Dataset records
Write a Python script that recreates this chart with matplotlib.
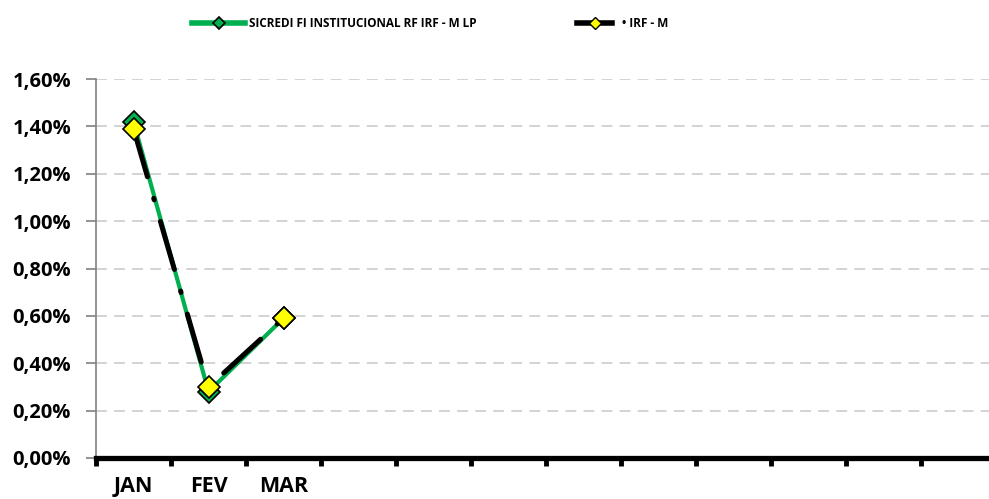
import matplotlib.pyplot as plt
from matplotlib.lines import Line2D
from matplotlib.ticker import FuncFormatter, FixedLocator

plt.rcParams['font.family'] = ['Open Sans', 'DejaVu Sans']
plt.rcParams['font.weight'] = 'bold'

# data
months = ['JAN', 'FEV', 'MAR', '', '', '', '', '', '', '', '', '']
sicredi = [1.42, 0.28, 0.59]
irfm = [1.39, 0.30, 0.59]
yticks = [0.0, 0.2, 0.4, 0.6, 0.8, 1.0, 1.2, 1.4, 1.6]

fig = plt.figure(figsize=(9.89, 4.99), dpi=100)
ax = fig.add_axes([96 / 989, 41 / 499, 900 / 989, 379 / 499])

pos = [i + 0.5 for i in range(len(months))]

ax.plot(pos[:len(sicredi)], sicredi, color='#00b050', lw=3.0, marker='D', ms=11,
        mfc='#00b050', mec='black', mew=1.2, zorder=3, clip_on=False)
ax.plot(pos[:len(irfm)], irfm, color='black', lw=3.6, ls=(0, (10, 4.5, 0.3, 4.5)),
        marker='D', ms=11, mfc='#ffff00', mec='black', mew=1.2, zorder=4,
        clip_on=False, dash_capstyle='round')

ax.set_xlim(0, len(months))
ax.set_ylim(0, 1.6)

for y in yticks[1:]:
    ax.axhline(y, color='#d0d0d0', lw=1.3, ls=(0, (6, 4)), zorder=1)

ax.yaxis.set_major_locator(FixedLocator(yticks))
ax.yaxis.set_major_formatter(FuncFormatter(lambda v, p: ('%.2f%%' % v).replace('.', ',')))
ax.tick_params(axis='y', direction='out', length=7, width=1.2, color='#808080',
               labelsize=14.5, pad=11)

ax.xaxis.set_major_locator(FixedLocator(range(len(months) + 1)))
ax.xaxis.set_minor_locator(FixedLocator(pos))
ax.set_xticklabels([''] * (len(months) + 1))
ax.set_xticklabels(months, minor=True)
ax.tick_params(axis='x', which='major', direction='out', length=6, width=3.5, color='black')
ax.tick_params(axis='x', which='minor', length=0, labelsize=15.5, pad=13)

for s in ['top', 'right']:
    ax.spines[s].set_visible(False)
ax.spines['left'].set_color('#808080')
ax.spines['left'].set_linewidth(1.2)
ax.spines['bottom'].set_color('black')
ax.spines['bottom'].set_linewidth(3.8)
ax.spines['bottom'].set_zorder(5)

h1 = Line2D([], [], color='#00b050', lw=4, marker='D', ms=6, mfc='#00b050', mec='black', mew=1.2)
h2 = Line2D([], [], color='black', lw=4, marker='D', ms=6, mfc='#ffff00', mec='black', mew=1.0)
leg1 = fig.legend([h1], ['SICREDI FI INSTITUCIONAL RF IRF - M LP'],
                  loc='center left', bbox_to_anchor=(192 / 989, 0.952), frameon=False,
                  fontsize=8.5, handlelength=4.5, handletextpad=0.3,
                  borderpad=0, borderaxespad=0)
fig.legend([h2], ['\u2022 IRF - M'],
           loc='center left', bbox_to_anchor=(577 / 989, 0.952), frameon=False,
           fontsize=8.5, handlelength=3.0, handletextpad=0.8,
           borderpad=0, borderaxespad=0)

fig.savefig('out.png', dpi=100)
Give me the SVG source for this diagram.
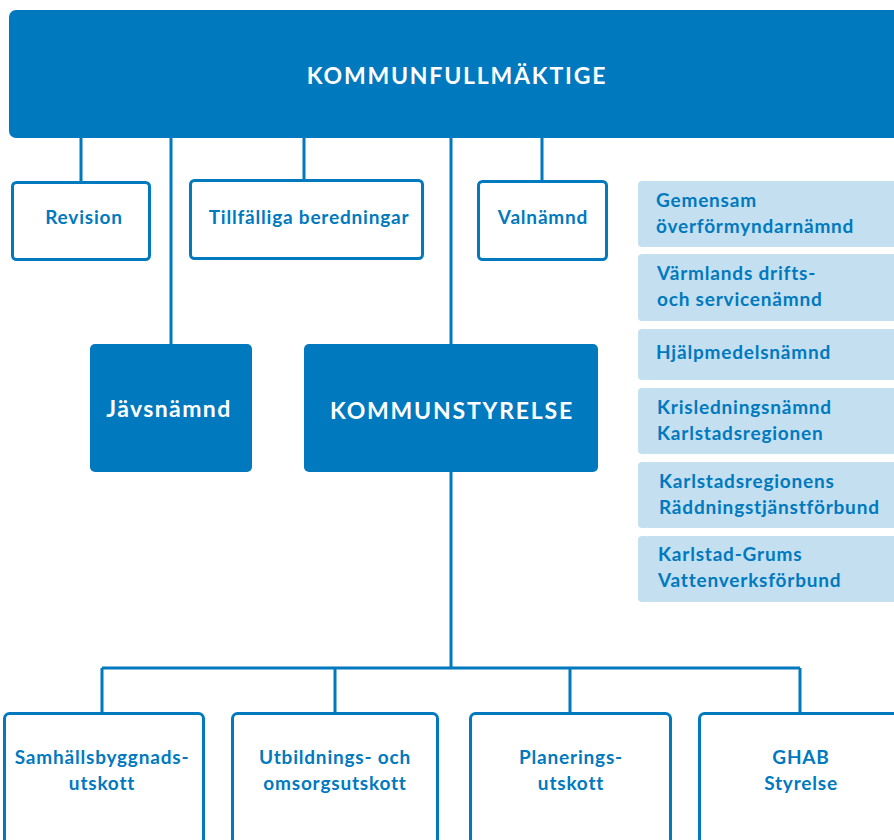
<svg xmlns="http://www.w3.org/2000/svg" width="894" height="840" viewBox="0 0 894 840">
<style>
.dark{fill:#0079BF}
.out{fill:#fff;stroke:#0079BF;stroke-width:3}
.lite{fill:#C3DFF0}
.ln{stroke:#0079BF;stroke-width:3;fill:none}
text{font-family:Lato,"Open Sans",sans-serif;font-weight:700;font-size:19px;letter-spacing:0.8px}
.w{fill:#fff}
.b{fill:#0079BF}
.m{text-anchor:middle}
.big{font-size:23px;letter-spacing:1.8px}
</style>
<rect width="894" height="840" fill="#fff"/>
<g id="connectors">
<path class="ln" d="M81 138V182M171 138V344M304 138V180M451 138V344M542 138V181"/>
<path class="ln" d="M451 472V668M102 668H800M102 668V713M335 668V713M570 668V713M800 668V713"/>
</g>
<g id="kommunfullmaktige">
<rect class="dark" x="9" y="10" width="900" height="128" rx="7"/>
<text class="w m big" x="457" y="84">KOMMUNFULLMÄKTIGE</text>
</g>
<g id="revision">
<rect class="out" x="12.5" y="182.5" width="137" height="77" rx="4"/>
<text class="b m" x="84" y="224">Revision</text>
</g>
<g id="tillfalliga">
<rect class="out" x="190.5" y="180.5" width="232" height="78" rx="4"/>
<text class="b m" x="309" y="224">Tillfälliga beredningar</text>
</g>
<g id="valnamnd">
<rect class="out" x="478.5" y="181.5" width="128" height="78" rx="4"/>
<text class="b m" x="543" y="224">Valnämnd</text>
</g>
<g id="javsnamnd">
<rect class="dark" x="90" y="344" width="162" height="128" rx="5"/>
<text class="w m big" x="169" y="417" style="letter-spacing:1.4px">Jävsnämnd</text>
</g>
<g id="kommunstyrelse">
<rect class="dark" x="304" y="344" width="294" height="128" rx="5"/>
<text class="w m big" x="452" y="419">KOMMUNSTYRELSE</text>
</g>
<g id="gemensam">
<rect class="lite" x="638" y="181" width="270" height="66" rx="4"/>
<text class="b" x="656" y="207">Gemensam</text>
<text class="b" x="656" y="233">överförmyndarnämnd</text>
</g>
<g id="varmlands">
<rect class="lite" x="638" y="254" width="270" height="67" rx="4"/>
<text class="b" x="657" y="280">Värmlands drifts-</text>
<text class="b" x="657" y="306">och servicenämnd</text>
</g>
<g id="hjalpmedel">
<rect class="lite" x="638" y="329" width="270" height="51" rx="4"/>
<text class="b" x="656" y="359">Hjälpmedelsnämnd</text>
</g>
<g id="krisledning">
<rect class="lite" x="638" y="388" width="270" height="66" rx="4"/>
<text class="b" x="657" y="414">Krisledningsnämnd</text>
<text class="b" x="657" y="440">Karlstadsregionen</text>
</g>
<g id="raddning">
<rect class="lite" x="638" y="462" width="270" height="66" rx="4"/>
<text class="b" x="659" y="488">Karlstadsregionens</text>
<text class="b" x="659" y="514">Räddningstjänstförbund</text>
</g>
<g id="vattenverk">
<rect class="lite" x="638" y="536" width="270" height="66" rx="4"/>
<text class="b" x="658" y="561">Karlstad-Grums</text>
<text class="b" x="658" y="587">Vattenverksförbund</text>
</g>
<g id="samhallsbyggnad">
<rect class="out" x="4.5" y="713.5" width="199" height="140" rx="5"/>
<text class="b m" x="102" y="764">Samhällsbyggnads-</text>
<text class="b m" x="102" y="790">utskott</text>
</g>
<g id="utbildning">
<rect class="out" x="232.5" y="713.5" width="205" height="140" rx="5"/>
<text class="b m" x="335" y="764">Utbildnings- och</text>
<text class="b m" x="335" y="790">omsorgsutskott</text>
</g>
<g id="planering">
<rect class="out" x="470.5" y="713.5" width="200" height="140" rx="5"/>
<text class="b m" x="571" y="764">Planerings-</text>
<text class="b m" x="571" y="790">utskott</text>
</g>
<g id="ghab">
<rect class="out" x="699.5" y="713.5" width="220" height="140" rx="5"/>
<text class="b m" x="801" y="764">GHAB</text>
<text class="b m" x="801" y="790">Styrelse</text>
</g>
</svg>
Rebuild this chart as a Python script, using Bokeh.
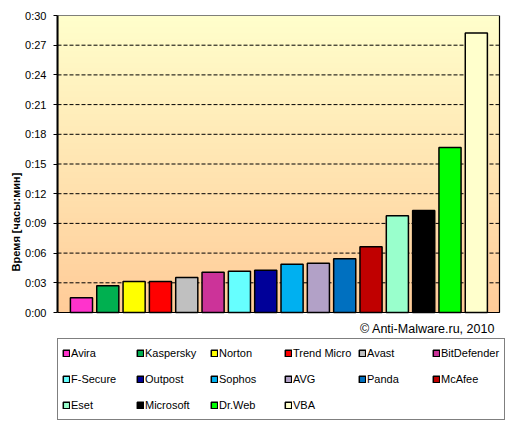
import numpy as np
from bokeh.plotting import figure
from bokeh.models import (Range1d, FixedTicker, Legend, LegendItem, Label,
                          ColumnDataSource)
from bokeh.embed import file_html
from bokeh.resources import INLINE

# ---- data ----
names = ["Avira", "Kaspersky", "Norton", "Trend Micro", "Avast", "BitDefender",
         "F-Secure", "Outpost", "Sophos", "AVG", "Panda", "McAfee",
         "Eset", "Microsoft", "Dr.Web", "VBA"]
minutes = [1.5, 2.7, 3.12, 3.14, 3.53, 4.06, 4.16, 4.26, 4.87, 4.97, 5.44, 6.65,
           9.78, 10.31, 16.66, 28.22]
colors = ["#FF33CC", "#00B050", "#FFFF00", "#FF0000", "#C0C0C0", "#CC3399",
          "#66FFFF", "#000099", "#00B0F0", "#B2A1C7", "#0070C0", "#C00000",
          "#99FFCC", "#000000", "#00FF00", "#FFFFCC"]
y_ticks = [0, 3, 6, 9, 12, 15, 18, 21, 24, 27, 30]
y_tick_labels = ["0:00", "0:03", "0:06", "0:09", "0:12", "0:15", "0:18",
                 "0:21", "0:24", "0:27", "0:30"]
y_label = "Время [часы:мин]"
credit = "© Anti-Malware.ru,  2010"

FONT = "Liberation Sans"

# ---- layout (pixels) ----
W, H = 511, 428
LEFT, TOP = 57, 15
PLOT_W, PLOT_H = 442, 297          # the chart's plotting area
FRAME_W, FRAME_H = W - LEFT, H - TOP  # frame extended to hold legend & credit
Y_MAX = 30.0
x_start = -0.91
x_plot_end = 15.88
px_per_x = PLOT_W / (x_plot_end - x_start)
x_frame_end = x_start + FRAME_W / px_per_x
px_per_y = PLOT_H / Y_MAX
y_frame_start = -(FRAME_H - PLOT_H) / px_per_y

p = figure(frame_width=FRAME_W, frame_height=FRAME_H, output_backend="svg",
           toolbar_location=None, x_axis_location=None,
           x_range=Range1d(x_start, x_frame_end),
           y_range=Range1d(y_frame_start, Y_MAX),
           min_border_left=LEFT, min_border_right=0, min_border_top=TOP,
           min_border_bottom=0)
p.background_fill_color = "white"
p.border_fill_color = "white"
p.outline_line_color = None
p.xgrid.visible = False
p.ygrid.visible = False

# gradient background of the plotting area
n = 200
t = np.linspace(0.0, 1.0, n)
img = np.zeros((n, 1), dtype=np.uint32)
view = img.view(dtype=np.uint8).reshape((n, 1, 4))
view[:, 0, 0] = 255
view[:, 0, 1] = (204 + 51 * t).astype(np.uint8)
view[:, 0, 2] = (153 + 51 * t).astype(np.uint8)
view[:, 0, 3] = 255
p.image_rgba(image=[img], x=x_start, y=0, dw=x_plot_end - x_start, dh=Y_MAX,
             level="image")

# dashed grid lines
gy = y_ticks[1:-1]
p.segment(x0=[x_start] * len(gy), x1=[x_plot_end] * len(gy), y0=gy, y1=gy,
          line_color="black", line_dash="4 2", line_width=1, level="underlay")

src = ColumnDataSource(dict(x=list(range(len(names))), top=minutes,
                            color=colors, name=names))
r = p.vbar(x="x", top="top", width=0.84, bottom=0, source=src,
           fill_color="color", line_color="black", line_width=1.5)

# plotting-area border
p.quad(left=[x_start], right=[x_plot_end], bottom=[0], top=[Y_MAX],
       fill_color=None, line_color="black", line_width=1.2)

# y axis
p.yaxis.bounds = (0, Y_MAX)
p.yaxis.ticker = FixedTicker(ticks=y_ticks)
p.yaxis.major_label_overrides = {t_: l for t_, l in zip(y_ticks, y_tick_labels)}
p.yaxis.major_label_text_font = FONT
p.yaxis.major_label_text_font_size = "11px"
p.yaxis.major_label_text_color = "black"
p.yaxis.major_label_standoff = 7
p.yaxis.major_tick_out = 4
p.yaxis.major_tick_in = 0
p.yaxis.major_tick_line_color = "black"
p.yaxis.minor_tick_line_color = None
p.yaxis.axis_line_color = "black"
p.yaxis.axis_line_width = 2
p.yaxis.axis_label = y_label
p.yaxis.axis_label_text_font = FONT
p.yaxis.axis_label_text_font_size = "11px"
p.yaxis.axis_label_text_font_style = "bold"
p.yaxis.axis_label_text_color = "black"
p.yaxis.axis_label_standoff = 0

# credit line
p.add_layout(Label(x=441, y=FRAME_H - PLOT_H - 16, x_units="screen",
                   y_units="screen", text=credit, text_align="right",
                   text_baseline="middle", text_font=FONT,
                   text_font_size="12.5px", text_color="black"))

# legend
items = [LegendItem(label=nm, renderers=[r], index=i) for i, nm in enumerate(names)]
legend = Legend(items=items, location=(0, 8), orientation="horizontal", ncols=6,
                margin=0, padding=4, spacing=6, glyph_width=8, glyph_height=8,
                label_standoff=1, label_width=59, label_height=20,
                label_text_font=FONT, label_text_font_size="11px",
                label_text_color="black",
                border_line_color="black", border_line_width=1,
                background_fill_color="white", background_fill_alpha=1.0)
p.add_layout(legend, "center")

open("out.html", "w").write(file_html(p, INLINE))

WRITTEN TASK:
Copy nothing but the lines from the top of the data down to the line containing "ax.axhline(y, color='#d0d0d0', lw=1.3, ls=(0, (6, 4)), zorder=1)", and leave the pictures out.

SOLUTION BELOW:
Write a Python script that recreates this chart with matplotlib.
import matplotlib.pyplot as plt
from matplotlib.lines import Line2D
from matplotlib.ticker import FuncFormatter, FixedLocator

plt.rcParams['font.family'] = ['Open Sans', 'DejaVu Sans']
plt.rcParams['font.weight'] = 'bold'

# data
months = ['JAN', 'FEV', 'MAR', '', '', '', '', '', '', '', '', '']
sicredi = [1.42, 0.28, 0.59]
irfm = [1.39, 0.30, 0.59]
yticks = [0.0, 0.2, 0.4, 0.6, 0.8, 1.0, 1.2, 1.4, 1.6]

fig = plt.figure(figsize=(9.89, 4.99), dpi=100)
ax = fig.add_axes([96 / 989, 41 / 499, 900 / 989, 379 / 499])

pos = [i + 0.5 for i in range(len(months))]

ax.plot(pos[:len(sicredi)], sicredi, color='#00b050', lw=3.0, marker='D', ms=11,
        mfc='#00b050', mec='black', mew=1.2, zorder=3, clip_on=False)
ax.plot(pos[:len(irfm)], irfm, color='black', lw=3.6, ls=(0, (10, 4.5, 0.3, 4.5)),
        marker='D', ms=11, mfc='#ffff00', mec='black', mew=1.2, zorder=4,
        clip_on=False, dash_capstyle='round')

ax.set_xlim(0, len(months))
ax.set_ylim(0, 1.6)

for y in yticks[1:]:
    ax.axhline(y, color='#d0d0d0', lw=1.3, ls=(0, (6, 4)), zorder=1)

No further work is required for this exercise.